4. Originally Posted by Jhevon
write it as $\displaystyle 6x^{-3}$

now what?

and if your power has more than one character, you must keep them in {} brackets, that is, type x^{0.5} and x^{3/2} as opposed to what you typed. also, you should be aware that LaTeX removes spaces, so that's why what you typed looked so messy. use ~ to insert spaces, or type your text messages in a \text {} or \mbox {}

Hi thanks for the reply and the help on the Latex.
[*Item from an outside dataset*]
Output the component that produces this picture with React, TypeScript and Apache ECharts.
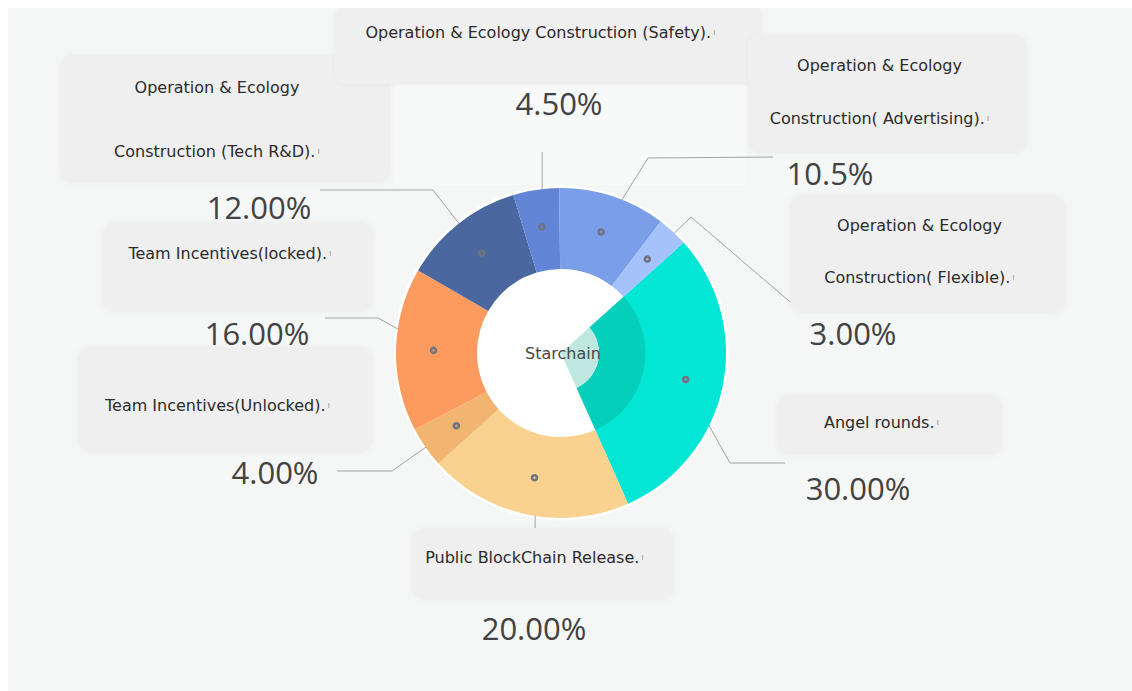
import React, { useEffect, useRef } from 'react';
import * as echarts from 'echarts';

// ---------- data ----------
const categories = [
  'Angel rounds',
  'Public BlockChain Release',
  'Team Incentives(Unlocked)',
  'Team Incentives(locked)',
  'Operation & Ecology Construction (Tech R&D)',
  'Operation & Ecology Construction (Safety)',
  'Operation & Ecology Construction( Advertising)',
  'Operation & Ecology Construction( Flexible)',
];
const values = [30, 20, 4, 16, 12, 4.5, 10.5, 3];
const percentLabels = ['30.00%', '20.00%', '4.00%', '16.00%', '12.00%', '4.50%', '10.5%', '3.00%'];
const nameLines = [
  ['Angel rounds.'],
  ['Public BlockChain Release.'],
  ['Team Incentives(Unlocked).'],
  ['Team Incentives(locked).'],
  ['Operation & Ecology', 'Construction (Tech R&D).'],
  ['Operation & Ecology Construction (Safety).'],
  ['Operation & Ecology', 'Construction( Advertising).'],
  ['Operation & Ecology', 'Construction( Flexible).'],
];
const centerName = 'Starchain';

// ---------- styles / layout ----------
const sliceColors = ['#02e6d5', '#f9d290', '#f1b571', '#fd9b5f', '#4a67a0', '#6285d6', '#7b9ee8', '#a5c3fa'];
const coreColors = ['#03cfba', 'transparent', 'transparent', 'transparent', 'transparent', 'transparent', 'transparent', 'transparent'];
const hubColors = ['#bfe8e1', 'transparent', 'transparent', 'transparent', 'transparent', 'transparent', 'transparent', 'transparent'];

const CX = 553;
const CY = 345;
const R_IN = 84;
const R_OUT = 165;
const R_MID = (R_IN + R_OUT) / 2;
const START_ANGLE = 42;

// percent label centre positions
const percentPos = [
  [850, 480], [526, 620], [267, 464], [249, 325],
  [251, 199], [551, 95], [822, 165], [845, 325],
];
// leader line bends (null x = same x as the marker)
const leaderPath: (number | null)[][][] = [
  [[722, 455], [777, 455]],
  [[null, 520]],
  [[384, 463], [329, 463]],
  [[370, 310], [317, 310]],
  [[425, 182], [312, 182]],
  [[null, 144]],
  [[640, 150], [765, 149]],
  [[683, 209], [795, 305]],
];
// name boxes: centre x, top, width, height, lineHeight, padTop
const boxLayout = [
  [881.5, 387, 225, 60, 20, 17],
  [534.5, 520, 261, 72, 20, 19],
  [217.5, 339, 295, 105, 20, 48],
  [230, 214, 270, 90, 20, 21],
  [217, 47, 330, 128, 64, 0],
  [540.5, -3, 427, 79, 20, 17],
  [879.5, 27, 279, 118, 53, 3.5],
  [919.5, 187, 275, 118, 52, 4],
];

const NAME_FONT = 'DejaVu Sans';
const PCT_FONT = 'Open Sans';

export default function App() {
  const ref = useRef<HTMLDivElement>(null);

  useEffect(() => {
    document.body.style.overflow = 'hidden';
    if (!ref.current) return;
    const chart = echarts.init(ref.current, undefined, { renderer: 'svg' });

    const baseData = categories.map((name, i) => ({ name, value: values[i] }));

    const boxData = categories.map((name, i) => {
      const [, , w, h, lh, pt] = boxLayout[i];
      const n = nameLines[i].length;
      const pb = Math.max(0, h - pt - n * lh);
      return {
        name,
        value: values[i],
        label: {
          width: w - 16,
          lineHeight: lh,
          padding: [pt, 16, pb, 0],
          rich: {
            m: { fontSize: 9, color: '#9a9a9a', lineHeight: lh, fontFamily: NAME_FONT, padding: [0, 0, 0, 2] },
          },
        },
      };
    });

    const option: any = {
      animation: false,
      backgroundColor: '#f5f7f7',
      graphic: [
        {
          type: 'rect',
          z: 0,
          shape: { x: 387, y: 77, width: 352, height: 100 },
          style: { fill: '#f8f9f9' },
          silent: true,
        },
        {
          type: 'circle',
          z: 1,
          shape: { cx: CX, cy: CY, r: R_OUT + 2.5 },
          style: { fill: '#ffffff' },
          silent: true,
        },
        {
          type: 'text',
          z: 100,
          x: CX + 2,
          y: CY,
          style: {
            text: centerName,
            fill: '#474747',
            font: `16px "${NAME_FONT}"`,
            textAlign: 'center',
            textVerticalAlign: 'middle',
          },
          silent: true,
        },
      ],
      series: [
        // main ring with percentage labels and leader lines
        {
          type: 'pie',
          z: 2,
          center: [CX, CY],
          radius: [R_IN, R_OUT],
          startAngle: START_ANGLE,
          avoidLabelOverlap: false,
          silent: true,
          data: baseData.map((d, i) => ({ ...d, itemStyle: { color: sliceColors[i] } })),
          label: {
            show: true,
            position: 'outside',
            formatter: (p: any) => percentLabels[p.dataIndex],
            fontFamily: PCT_FONT,
            fontSize: 31,
            color: '#424242',
          },
          labelLine: {
            show: true,
            length: 10,
            length2: 10,
            lineStyle: { color: '#a3a3a3', width: 1 },
          },
          labelLayout: (params: any) => {
            const i = params.dataIndex;
            const lp = params.labelLinePoints;
            let mx = CX;
            let my = CY;
            if (lp && lp[0]) {
              const dx = lp[0][0] - CX;
              const dy = lp[0][1] - CY;
              const len = Math.sqrt(dx * dx + dy * dy) || 1;
              mx = CX + (dx / len) * R_MID;
              my = CY + (dy / len) * R_MID;
            }
            const pts = [[mx, my]].concat(
              leaderPath[i].map((p) => [p[0] == null ? mx : (p[0] as number), p[1] as number])
            );
            return {
              x: percentPos[i][0],
              y: percentPos[i][1],
              align: 'center',
              verticalAlign: 'middle',
              labelLinePoints: pts,
            };
          },
        },
        // inner core (angel rounds)
        {
          type: 'pie',
          z: 3,
          center: [CX, CY],
          radius: [38, R_IN + 0.5],
          startAngle: START_ANGLE,
          silent: true,
          label: { show: false },
          labelLine: { show: false },
          data: baseData.map((d, i) => ({ ...d, itemStyle: { color: coreColors[i] } })),
        },
        {
          type: 'pie',
          z: 3,
          center: [CX, CY],
          radius: [0, 38],
          startAngle: START_ANGLE,
          silent: true,
          label: { show: false },
          labelLine: { show: false },
          data: baseData.map((d, i) => ({ ...d, itemStyle: { color: hubColors[i] } })),
        },
        // name boxes
        {
          type: 'pie',
          z: 2,
          center: [CX, CY],
          radius: [R_IN, R_OUT],
          startAngle: START_ANGLE,
          silent: true,
          avoidLabelOverlap: false,
          itemStyle: { color: 'transparent' },
          data: boxData,
          label: {
            show: true,
            position: 'center',
            formatter: (p: any) => nameLines[p.dataIndex].join('\n') + '{m|ı}',
            fontFamily: NAME_FONT,
            fontSize: 16,
            color: '#2b2b2b',
            backgroundColor: '#efefef',
            borderRadius: 12,
            shadowColor: 'rgba(0,0,0,0.04)',
            shadowBlur: 6,
          },
          labelLine: { show: false },
          labelLayout: (params: any) => {
            const i = params.dataIndex;
            return { x: boxLayout[i][0], y: boxLayout[i][1], align: 'center', verticalAlign: 'top' };
          },
        },
        // slice markers
        {
          type: 'pie',
          z: 6,
          center: [CX, CY],
          radius: [R_IN, R_OUT],
          startAngle: START_ANGLE,
          silent: true,
          itemStyle: { color: 'transparent' },
          data: baseData,
          label: {
            show: true,
            position: 'inside',
            formatter: ' ',
            fontSize: 1,
            width: 5,
            height: 5,
            padding: 0,
            borderColor: '#6f7480',
            borderWidth: 1.3,
            borderRadius: 5,
            backgroundColor: 'transparent',
          },
          labelLine: { show: false },
        },
      ],
    };

    chart.setOption(option);
    return () => chart.dispose();
  }, []);

  return (
    <div
      ref={ref}
      style={{ position: 'fixed', left: 8, top: 8, width: 1124, height: 683 }}
    />
  );
}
Wouldn't $\displaystyle 6x^{-3}$ be $\displaystyle 1/{6x^3}$? Which is different to $\displaystyle 6/{x^3}$

5. Originally Posted by nugiboy
Hi thanks for the reply and the help on the Latex.

Wouldn't $\displaystyle 6x^{-3}$ be $\displaystyle 1/{6x^3}$? Which is different to $\displaystyle 6/{x^3}$
no. that would be $\displaystyle \frac 16x^{-3} = \frac 1{6x^3}$, the -3 power only applies to the x, the 6 has nothing to do with it.

6. Originally Posted by Jhevon
no. that would be $\displaystyle \frac 16x^{-3} = \frac 1{6x^3}$, the -3 power only applies to the x, the 6 has nothing to do with it.
Ohhhh right. Thanks it all makes sense now!